Thornburg believes the severity of the drug charges in this case dictates the couple should be sent to prison. Probation officer Mary Kay Dobbs, who handled the pre-sentence investigation, is recommending home detention.

Dobbs agrees that on paper, both defendants are strong candidates to be sent to the Indiana Department of Correction. But she has found over the past two years, as the cases were pending, both defendants have taken steps to make their lives better, something the prosecution isn’t buying.

“I get it,” Thornburg said. “They’ve cleaned themselves up since they were arrested on several crimes, but I still have to make my recommendation of punishment than rehabilitation.”

In her role as a probation officer, Dobbs must look not only at the crime and the punishment recommendation, but also into the defendants’ personal past. Her research helps to determine how a defendant landed where they are, and whether they’re a good candidate to offend again.

The fact Hoefener has stayed clean for nearly two years, passing all of his drug tests and completing the first phase of rehabilitation is positive, Dobbs said.

However, Dobbs did say in her report that she doesn’t know whether Hoefener has internalized his mistakes or if he’s just playing a role to get through sentencing.

“That’s a legitimate point,” Thornburg said. “You have to wonder is he just gaming the system or is he being real? That’s got to be taken into consideration.”

Hoefener left court Tuesday before a reporter could catch up with him. His attorneys did not return a call seeking comment.

Dobbs also feels Lee should not face prison time due to the fact she doesn’t have a criminal past.
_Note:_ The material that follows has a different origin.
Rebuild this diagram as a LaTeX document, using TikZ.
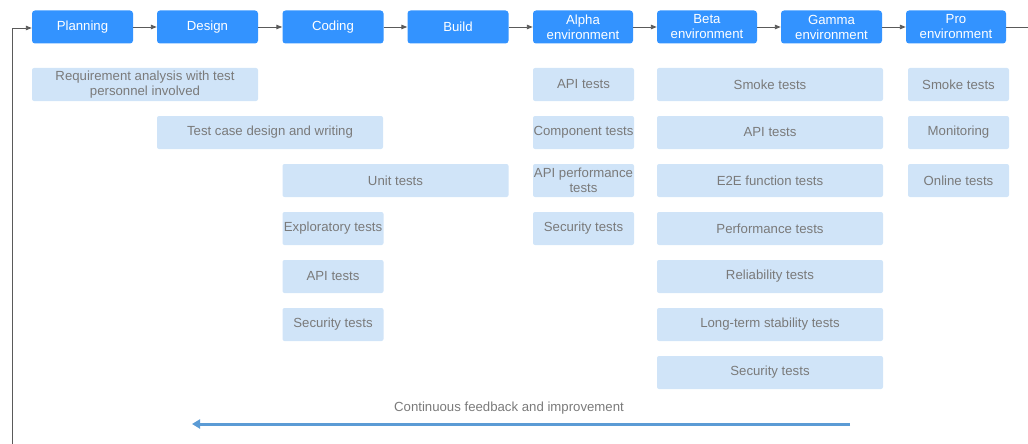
\documentclass[tikz,border=0pt]{standalone}
\usepackage{fontspec}
\setmainfont{Liberation Sans}
\usetikzlibrary{arrows.meta}
\definecolor{stageblue}{HTML}{3393FF}
\definecolor{testblue}{HTML}{D0E4F8}
\definecolor{testtext}{HTML}{7A7A7A}
\definecolor{flowgrey}{HTML}{5A5A5A}
\definecolor{feedblue}{HTML}{5B9BD5}
\tikzset{
  stagebox/.style={fill=stageblue, text=white, rounded corners=3pt, minimum height=33pt, inner sep=0pt, align=center, font=\fontsize{13.2}{15}\selectfont},
  testbox/.style={fill=testblue, text=testtext, rounded corners=2pt, minimum height=33pt, inner sep=0pt, align=center, font=\fontsize{13.2}{15}\selectfont},
  flow/.style={draw=flowgrey, line width=0.9pt, -{Triangle[length=6pt,width=4.5pt]}},
  feed/.style={draw=feedblue, line width=3pt, -{Triangle[length=8pt,width=9pt]}},
}
\begin{document}
\begin{tikzpicture}[x=1pt,y=-1pt]
\useasboundingbox (0,0) rectangle (1028,444);
% stages
\node[stagebox, minimum width=101pt] (plan) at (82.5,27) {Planning};
\node[stagebox, minimum width=101pt] (design) at (207.5,27) {Design};
\node[stagebox, minimum width=101pt] (coding) at (333,27) {Coding};
\node[stagebox, minimum width=101pt] (build) at (458,27) {Build};
\node[stagebox, minimum width=100pt] (alpha) at (583,27) {Alpha\\environment};
\node[stagebox, minimum width=100pt] (beta) at (707,27) {Beta\\environment};
\node[stagebox, minimum width=101pt] (gamma) at (831.5,27) {Gamma\\environment};
\node[stagebox, minimum width=100pt] (pro) at (956,27) {Pro\\environment};
\coordinate (outR) at (1028,27);
\coordinate (inB) at (12,444);
\coordinate (inC) at (12,28);
\draw[flow] (plan) -- (design);
\draw[flow] (design) -- (coding);
\draw[flow] (coding) -- (build);
\draw[flow] (build) -- (alpha);
\draw[flow] (alpha) -- (beta);
\draw[flow] (beta) -- (gamma);
\draw[flow] (gamma) -- (pro);
\draw[draw=flowgrey, line width=0.9pt] (pro) -- (outR);
\draw[flow] (inB) -- (inC) -- (plan.west |- inC);
% planning/design/coding tests
\node[testbox, minimum width=226pt] (req) at (145,84.5) {Requirement analysis with test\\personnel involved};
\node[testbox, minimum width=226pt] (tcd) at (270,132.5) {Test case design and writing};
\node[testbox, minimum width=226pt] (unit) at (395.5,180.5) {Unit tests};
\node[testbox, minimum width=101pt] (expl) at (333,228.5) {Exploratory tests};
\node[testbox, minimum width=101pt] (capi) at (333,276.5) {API tests};
\node[testbox, minimum width=101pt] (csec) at (333,324.5) {Security tests};
% alpha
\node[testbox, minimum width=101pt] (aapi) at (583.5,84.5) {API tests};
\node[testbox, minimum width=101pt] (acomp) at (583.5,132.5) {Component tests};
\node[testbox, minimum width=101pt] (aperf) at (583.5,180.5) {API performance\\tests};
\node[testbox, minimum width=101pt] (asec) at (583.5,228.5) {Security tests};
% beta/gamma
\node[testbox, minimum width=226pt] (bsmoke) at (770,84.5) {Smoke tests};
\node[testbox, minimum width=226pt] (bapi) at (770,132.5) {API tests};
\node[testbox, minimum width=226pt] (be2e) at (770,180.5) {E2E function tests};
\node[testbox, minimum width=226pt] (bperf) at (770,228.5) {Performance tests};
\node[testbox, minimum width=226pt] (brel) at (770,276.5) {Reliability tests};
\node[testbox, minimum width=226pt] (blong) at (770,324.5) {Long-term stability tests};
\node[testbox, minimum width=226pt] (bsec) at (770,372.5) {Security tests};
% pro
\node[testbox, minimum width=101pt] (psmoke) at (958.5,84.5) {Smoke tests};
\node[testbox, minimum width=101pt] (pmon) at (958.5,132.5) {Monitoring};
\node[testbox, minimum width=101pt] (ponl) at (958.5,180.5) {Online tests};
% feedback
\coordinate (fbS) at (850,424);
\coordinate (fbE) at (192,424);
\draw[feed] (fbS) -- (fbE);
\node[text=testtext, font=\fontsize{13.2}{15}\selectfont] (fbl) at (509,408) {Continuous feedback and improvement};
\end{tikzpicture}
\end{document}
“I have a real hard time recommending prison for her, if I’m not going to recommend it for him,” Dobbs said.

Dobbs believes the couple became involved in illegal drugs as a way to make money and got hooked.

In October 2017, Hoefener almost died from a drug overdose. Lee, who was then his girlfriend, called 911 to report Hoefener was unresponsive and turning blue. When police arrived at the motel where they were staying, they discovered the room was littered with illegal drugs and paraphernalia.

Officers found marijuana, cocaine, LSD, methamphetamine and an assortment of prescription pills inside the motel room, investigators said in their report. They also found drug paraphernalia, cash and a pistol, leading them to believe Hoefener might have been selling illegal substances prior to his overdose.

Hoefener was originally charged with multiple felonies including a Level 2 felony charge for dealing methamphetamine and a Level 3 felony charge of possession of methamphetamine.

Lee was originally facing several counts, including a Level 3 charge of possession of methamphetamine, two lesser felonies and six misdemeanor charges.

Both have since entered into a plea agreement in which Lee will plead guilty to one Level 3 felony charge of possession of methamphetamine; a Level 6 felony charge of possession of a narcotic drug; and possession of marijuana, a Class B misdemeanor. The agreement calls for a nine-year sentence, with Thornburg asking for three years to be spent in prison.

Hoefener will plead guilty to one Level 5 felony charge of possession of methamphetamine and three Level 6 felony charges of possession of a controlled substance, and maintaining a common nuisance. His sentence calls for six years, with Thornburg asking for five years in prison.

Judge Sirk is scheduled to hear from both sides and hand down the sentences at the end of May.